## Exercise:
Copy every line, leaving nothing out and adding nothing.

## Provided data:
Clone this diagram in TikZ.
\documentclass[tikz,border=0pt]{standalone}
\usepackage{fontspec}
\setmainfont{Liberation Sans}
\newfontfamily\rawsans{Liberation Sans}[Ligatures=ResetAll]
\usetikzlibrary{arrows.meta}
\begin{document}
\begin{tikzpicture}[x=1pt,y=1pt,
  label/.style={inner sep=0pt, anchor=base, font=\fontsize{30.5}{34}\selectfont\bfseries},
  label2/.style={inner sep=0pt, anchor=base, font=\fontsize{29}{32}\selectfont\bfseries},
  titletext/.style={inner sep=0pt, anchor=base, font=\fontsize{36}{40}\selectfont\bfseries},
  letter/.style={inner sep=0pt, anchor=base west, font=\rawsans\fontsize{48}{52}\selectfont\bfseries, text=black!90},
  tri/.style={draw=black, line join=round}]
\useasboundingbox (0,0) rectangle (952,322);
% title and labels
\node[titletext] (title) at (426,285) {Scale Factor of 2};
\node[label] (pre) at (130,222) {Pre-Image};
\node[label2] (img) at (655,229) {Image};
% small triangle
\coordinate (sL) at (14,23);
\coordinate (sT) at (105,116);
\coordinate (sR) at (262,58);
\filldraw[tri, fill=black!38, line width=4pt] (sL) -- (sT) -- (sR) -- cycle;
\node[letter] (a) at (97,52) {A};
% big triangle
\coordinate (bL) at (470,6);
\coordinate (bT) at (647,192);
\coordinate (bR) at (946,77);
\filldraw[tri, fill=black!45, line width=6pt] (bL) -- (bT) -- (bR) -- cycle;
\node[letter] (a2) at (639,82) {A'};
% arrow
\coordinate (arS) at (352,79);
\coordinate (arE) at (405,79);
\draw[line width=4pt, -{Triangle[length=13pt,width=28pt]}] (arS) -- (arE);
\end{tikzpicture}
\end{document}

## Response for this exercise:
Clone this diagram in TikZ.
\documentclass[tikz,border=0pt]{standalone}
\usepackage{fontspec}
\setmainfont{Liberation Sans}
\newfontfamily\rawsans{Liberation Sans}[Ligatures=ResetAll]
\usetikzlibrary{arrows.meta}
\begin{document}
\begin{tikzpicture}[x=1pt,y=1pt,
  label/.style={inner sep=0pt, anchor=base, font=\fontsize{30.5}{34}\selectfont\bfseries},
  label2/.style={inner sep=0pt, anchor=base, font=\fontsize{29}{32}\selectfont\bfseries},
  titletext/.style={inner sep=0pt, anchor=base, font=\fontsize{36}{40}\selectfont\bfseries},
  letter/.style={inner sep=0pt, anchor=base west, font=\rawsans\fontsize{48}{52}\selectfont\bfseries, text=black!90},
  tri/.style={draw=black, line join=round}]
\useasboundingbox (0,0) rectangle (952,322);
% title and labels
\node[titletext] (title) at (426,285) {Scale Factor of 2};
\node[label] (pre) at (130,222) {Pre-Image};
\node[label2] (img) at (655,229) {Image};
% small triangle
\coordinate (sL) at (14,23);
\coordinate (sT) at (105,116);
\coordinate (sR) at (262,58);
\filldraw[tri, fill=black!38, line width=4pt] (sL) -- (sT) -- (sR) -- cycle;
\node[letter] (a) at (97,52) {A};
% big triangle
\coordinate (bL) at (470,6);
\coordinate (bT) at (647,192);
\coordinate (bR) at (946,77);
\filldraw[tri, fill=black!45, line width=6pt] (bL) -- (bT) -- (bR) -- cycle;
\node[letter] (a2) at (639,82) {A'};
% arrow
\coordinate (arS) at (352,79);
\coordinate (arE) at (405,79);
\draw[line width=4pt, -{Triangle[length=13pt,width=28pt]}] (arS) -- (arE);
\end{tikzpicture}
\end{document}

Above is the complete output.